— START RECORDS TO PROCESS —

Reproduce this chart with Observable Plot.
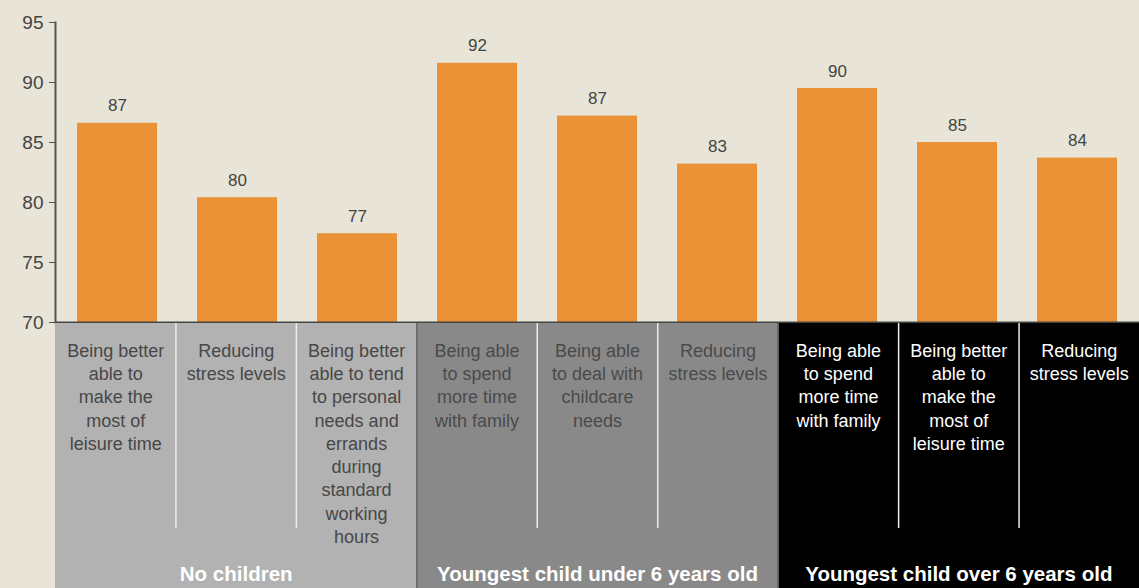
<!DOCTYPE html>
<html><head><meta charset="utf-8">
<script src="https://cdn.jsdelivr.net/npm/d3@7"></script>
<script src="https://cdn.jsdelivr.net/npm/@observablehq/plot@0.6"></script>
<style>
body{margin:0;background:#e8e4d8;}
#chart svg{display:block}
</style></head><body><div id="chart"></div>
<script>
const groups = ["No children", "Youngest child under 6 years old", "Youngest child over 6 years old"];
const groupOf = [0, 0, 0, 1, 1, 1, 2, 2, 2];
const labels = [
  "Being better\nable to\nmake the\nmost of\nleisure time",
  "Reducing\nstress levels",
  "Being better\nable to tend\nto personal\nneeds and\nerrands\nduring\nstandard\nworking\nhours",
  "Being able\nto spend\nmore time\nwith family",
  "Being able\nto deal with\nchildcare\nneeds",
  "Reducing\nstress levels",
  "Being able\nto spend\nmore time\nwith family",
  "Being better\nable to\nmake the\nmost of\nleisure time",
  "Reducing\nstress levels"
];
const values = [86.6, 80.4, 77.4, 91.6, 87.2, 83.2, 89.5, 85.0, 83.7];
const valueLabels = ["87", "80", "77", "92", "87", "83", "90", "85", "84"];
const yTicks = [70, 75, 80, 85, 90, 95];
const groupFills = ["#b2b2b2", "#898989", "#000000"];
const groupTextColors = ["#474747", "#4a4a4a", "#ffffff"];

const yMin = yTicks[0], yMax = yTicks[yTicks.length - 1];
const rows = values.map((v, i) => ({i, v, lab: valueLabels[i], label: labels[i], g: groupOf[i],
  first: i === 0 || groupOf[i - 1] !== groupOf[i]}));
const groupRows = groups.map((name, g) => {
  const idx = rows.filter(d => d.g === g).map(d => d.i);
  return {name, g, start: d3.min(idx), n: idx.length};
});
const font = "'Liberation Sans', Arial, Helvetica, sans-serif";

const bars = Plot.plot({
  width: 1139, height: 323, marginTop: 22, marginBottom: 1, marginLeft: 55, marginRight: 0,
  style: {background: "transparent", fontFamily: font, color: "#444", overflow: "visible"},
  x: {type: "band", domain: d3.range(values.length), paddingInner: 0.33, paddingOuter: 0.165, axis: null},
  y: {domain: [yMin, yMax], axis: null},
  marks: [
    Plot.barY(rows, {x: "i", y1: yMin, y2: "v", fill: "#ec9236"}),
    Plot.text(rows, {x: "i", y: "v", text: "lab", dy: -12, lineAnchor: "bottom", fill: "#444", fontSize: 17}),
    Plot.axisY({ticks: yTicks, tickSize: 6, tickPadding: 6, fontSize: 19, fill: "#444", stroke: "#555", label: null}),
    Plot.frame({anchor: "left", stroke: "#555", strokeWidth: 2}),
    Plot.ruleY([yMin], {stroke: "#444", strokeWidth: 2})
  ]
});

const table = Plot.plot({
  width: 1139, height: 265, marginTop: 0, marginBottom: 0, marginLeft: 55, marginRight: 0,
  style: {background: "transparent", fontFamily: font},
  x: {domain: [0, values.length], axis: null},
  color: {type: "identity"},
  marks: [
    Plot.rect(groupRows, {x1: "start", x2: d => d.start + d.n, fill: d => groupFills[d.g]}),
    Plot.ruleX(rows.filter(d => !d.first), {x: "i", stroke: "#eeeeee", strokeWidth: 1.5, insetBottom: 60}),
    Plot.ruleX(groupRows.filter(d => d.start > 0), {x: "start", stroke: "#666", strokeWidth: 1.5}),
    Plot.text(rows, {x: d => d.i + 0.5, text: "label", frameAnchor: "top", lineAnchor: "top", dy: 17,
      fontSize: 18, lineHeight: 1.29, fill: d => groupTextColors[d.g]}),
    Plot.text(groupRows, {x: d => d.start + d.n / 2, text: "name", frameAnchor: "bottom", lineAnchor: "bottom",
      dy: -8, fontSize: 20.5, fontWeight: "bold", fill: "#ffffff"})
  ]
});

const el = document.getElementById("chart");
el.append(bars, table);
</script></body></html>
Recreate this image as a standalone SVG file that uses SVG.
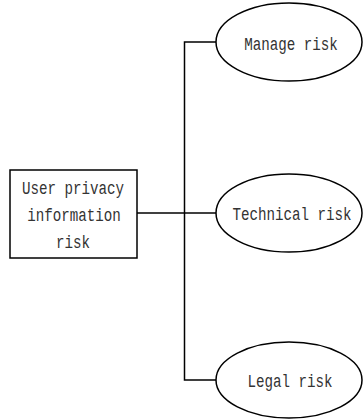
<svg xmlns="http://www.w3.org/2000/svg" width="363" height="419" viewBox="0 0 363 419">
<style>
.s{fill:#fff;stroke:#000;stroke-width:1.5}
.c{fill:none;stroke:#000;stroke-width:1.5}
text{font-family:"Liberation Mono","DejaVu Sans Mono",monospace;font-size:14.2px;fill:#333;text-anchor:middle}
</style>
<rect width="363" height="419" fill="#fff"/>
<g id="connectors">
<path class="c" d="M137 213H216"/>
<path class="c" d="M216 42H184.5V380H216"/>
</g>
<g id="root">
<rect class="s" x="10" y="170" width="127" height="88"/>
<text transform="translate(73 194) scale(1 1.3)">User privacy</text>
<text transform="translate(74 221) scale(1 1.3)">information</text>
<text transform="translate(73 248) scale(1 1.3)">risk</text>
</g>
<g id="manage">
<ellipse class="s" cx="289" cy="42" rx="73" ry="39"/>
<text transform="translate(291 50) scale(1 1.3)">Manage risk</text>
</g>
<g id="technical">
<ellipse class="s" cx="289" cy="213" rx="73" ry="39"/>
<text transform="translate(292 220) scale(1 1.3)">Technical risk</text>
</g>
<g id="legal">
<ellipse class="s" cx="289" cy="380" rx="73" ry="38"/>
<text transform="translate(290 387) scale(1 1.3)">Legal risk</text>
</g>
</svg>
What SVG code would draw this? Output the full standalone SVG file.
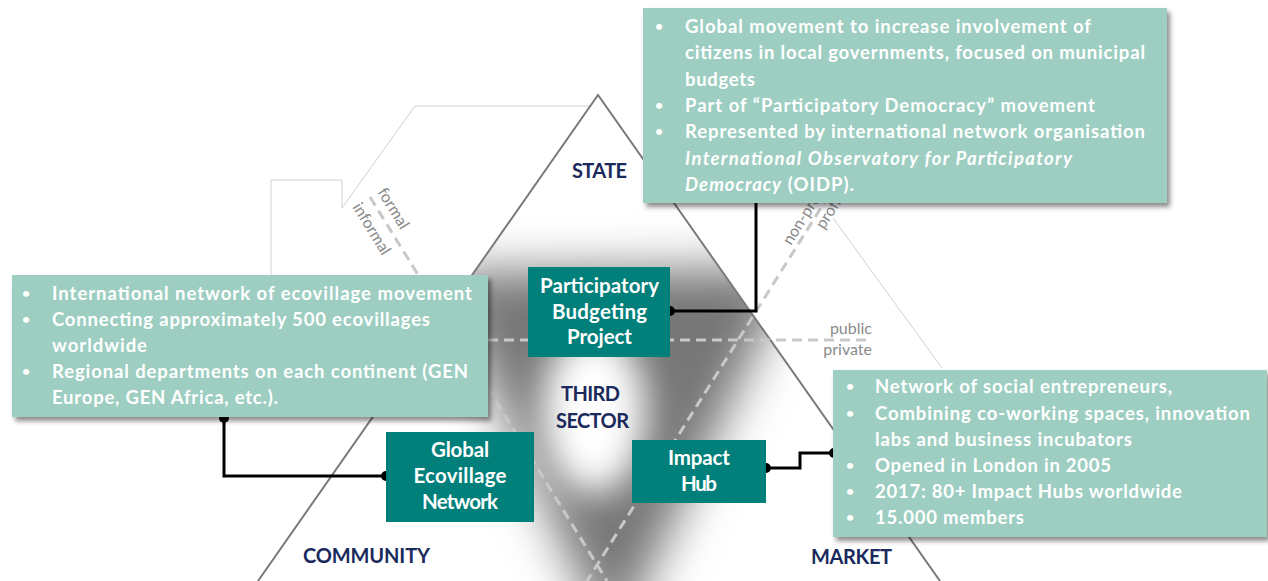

— END RECORDS TO PROCESS —

GOAL:
Output all of the entries verbatim, leaving out any images.

THE RESPONSE:
Reproduce this chart with Observable Plot.
<!DOCTYPE html>
<html><head><meta charset="utf-8">
<script src="https://cdn.jsdelivr.net/npm/d3@7"></script>
<script src="https://cdn.jsdelivr.net/npm/@observablehq/plot@0.6"></script>
<style>
body{margin:0;background:#e8e4d8;}
#chart svg{display:block}
</style></head><body><div id="chart"></div>
<script>
const groups = ["No children", "Youngest child under 6 years old", "Youngest child over 6 years old"];
const groupOf = [0, 0, 0, 1, 1, 1, 2, 2, 2];
const labels = [
  "Being better\nable to\nmake the\nmost of\nleisure time",
  "Reducing\nstress levels",
  "Being better\nable to tend\nto personal\nneeds and\nerrands\nduring\nstandard\nworking\nhours",
  "Being able\nto spend\nmore time\nwith family",
  "Being able\nto deal with\nchildcare\nneeds",
  "Reducing\nstress levels",
  "Being able\nto spend\nmore time\nwith family",
  "Being better\nable to\nmake the\nmost of\nleisure time",
  "Reducing\nstress levels"
];
const values = [86.6, 80.4, 77.4, 91.6, 87.2, 83.2, 89.5, 85.0, 83.7];
const valueLabels = ["87", "80", "77", "92", "87", "83", "90", "85", "84"];
const yTicks = [70, 75, 80, 85, 90, 95];
const groupFills = ["#b2b2b2", "#898989", "#000000"];
const groupTextColors = ["#474747", "#4a4a4a", "#ffffff"];

const yMin = yTicks[0], yMax = yTicks[yTicks.length - 1];
const rows = values.map((v, i) => ({i, v, lab: valueLabels[i], label: labels[i], g: groupOf[i],
  first: i === 0 || groupOf[i - 1] !== groupOf[i]}));
const groupRows = groups.map((name, g) => {
  const idx = rows.filter(d => d.g === g).map(d => d.i);
  return {name, g, start: d3.min(idx), n: idx.length};
});
const font = "'Liberation Sans', Arial, Helvetica, sans-serif";

const bars = Plot.plot({
  width: 1139, height: 323, marginTop: 22, marginBottom: 1, marginLeft: 55, marginRight: 0,
  style: {background: "transparent", fontFamily: font, color: "#444", overflow: "visible"},
  x: {type: "band", domain: d3.range(values.length), paddingInner: 0.33, paddingOuter: 0.165, axis: null},
  y: {domain: [yMin, yMax], axis: null},
  marks: [
    Plot.barY(rows, {x: "i", y1: yMin, y2: "v", fill: "#ec9236"}),
    Plot.text(rows, {x: "i", y: "v", text: "lab", dy: -12, lineAnchor: "bottom", fill: "#444", fontSize: 17}),
    Plot.axisY({ticks: yTicks, tickSize: 6, tickPadding: 6, fontSize: 19, fill: "#444", stroke: "#555", label: null}),
    Plot.frame({anchor: "left", stroke: "#555", strokeWidth: 2}),
    Plot.ruleY([yMin], {stroke: "#444", strokeWidth: 2})
  ]
});

const table = Plot.plot({
  width: 1139, height: 265, marginTop: 0, marginBottom: 0, marginLeft: 55, marginRight: 0,
  style: {background: "transparent", fontFamily: font},
  x: {domain: [0, values.length], axis: null},
  color: {type: "identity"},
  marks: [
    Plot.rect(groupRows, {x1: "start", x2: d => d.start + d.n, fill: d => groupFills[d.g]}),
    Plot.ruleX(rows.filter(d => !d.first), {x: "i", stroke: "#eeeeee", strokeWidth: 1.5, insetBottom: 60}),
    Plot.ruleX(groupRows.filter(d => d.start > 0), {x: "start", stroke: "#666", strokeWidth: 1.5}),
    Plot.text(rows, {x: d => d.i + 0.5, text: "label", frameAnchor: "top", lineAnchor: "top", dy: 17,
      fontSize: 18, lineHeight: 1.29, fill: d => groupTextColors[d.g]}),
    Plot.text(groupRows, {x: d => d.start + d.n / 2, text: "name", frameAnchor: "bottom", lineAnchor: "bottom",
      dy: -8, fontSize: 20.5, fontWeight: "bold", fill: "#ffffff"})
  ]
});

const el = document.getElementById("chart");
el.append(bars, table);
</script></body></html>
Recreate this image as a standalone SVG file that uses SVG.
<svg xmlns="http://www.w3.org/2000/svg" width="363" height="419" viewBox="0 0 363 419">
<style>
.s{fill:#fff;stroke:#000;stroke-width:1.5}
.c{fill:none;stroke:#000;stroke-width:1.5}
text{font-family:"Liberation Mono","DejaVu Sans Mono",monospace;font-size:14.2px;fill:#333;text-anchor:middle}
</style>
<rect width="363" height="419" fill="#fff"/>
<g id="connectors">
<path class="c" d="M137 213H216"/>
<path class="c" d="M216 42H184.5V380H216"/>
</g>
<g id="root">
<rect class="s" x="10" y="170" width="127" height="88"/>
<text transform="translate(73 194) scale(1 1.3)">User privacy</text>
<text transform="translate(74 221) scale(1 1.3)">information</text>
<text transform="translate(73 248) scale(1 1.3)">risk</text>
</g>
<g id="manage">
<ellipse class="s" cx="289" cy="42" rx="73" ry="39"/>
<text transform="translate(291 50) scale(1 1.3)">Manage risk</text>
</g>
<g id="technical">
<ellipse class="s" cx="289" cy="213" rx="73" ry="39"/>
<text transform="translate(292 220) scale(1 1.3)">Technical risk</text>
</g>
<g id="legal">
<ellipse class="s" cx="289" cy="380" rx="73" ry="38"/>
<text transform="translate(290 387) scale(1 1.3)">Legal risk</text>
</g>
</svg>
What SVG code would draw this? Output the full standalone SVG file.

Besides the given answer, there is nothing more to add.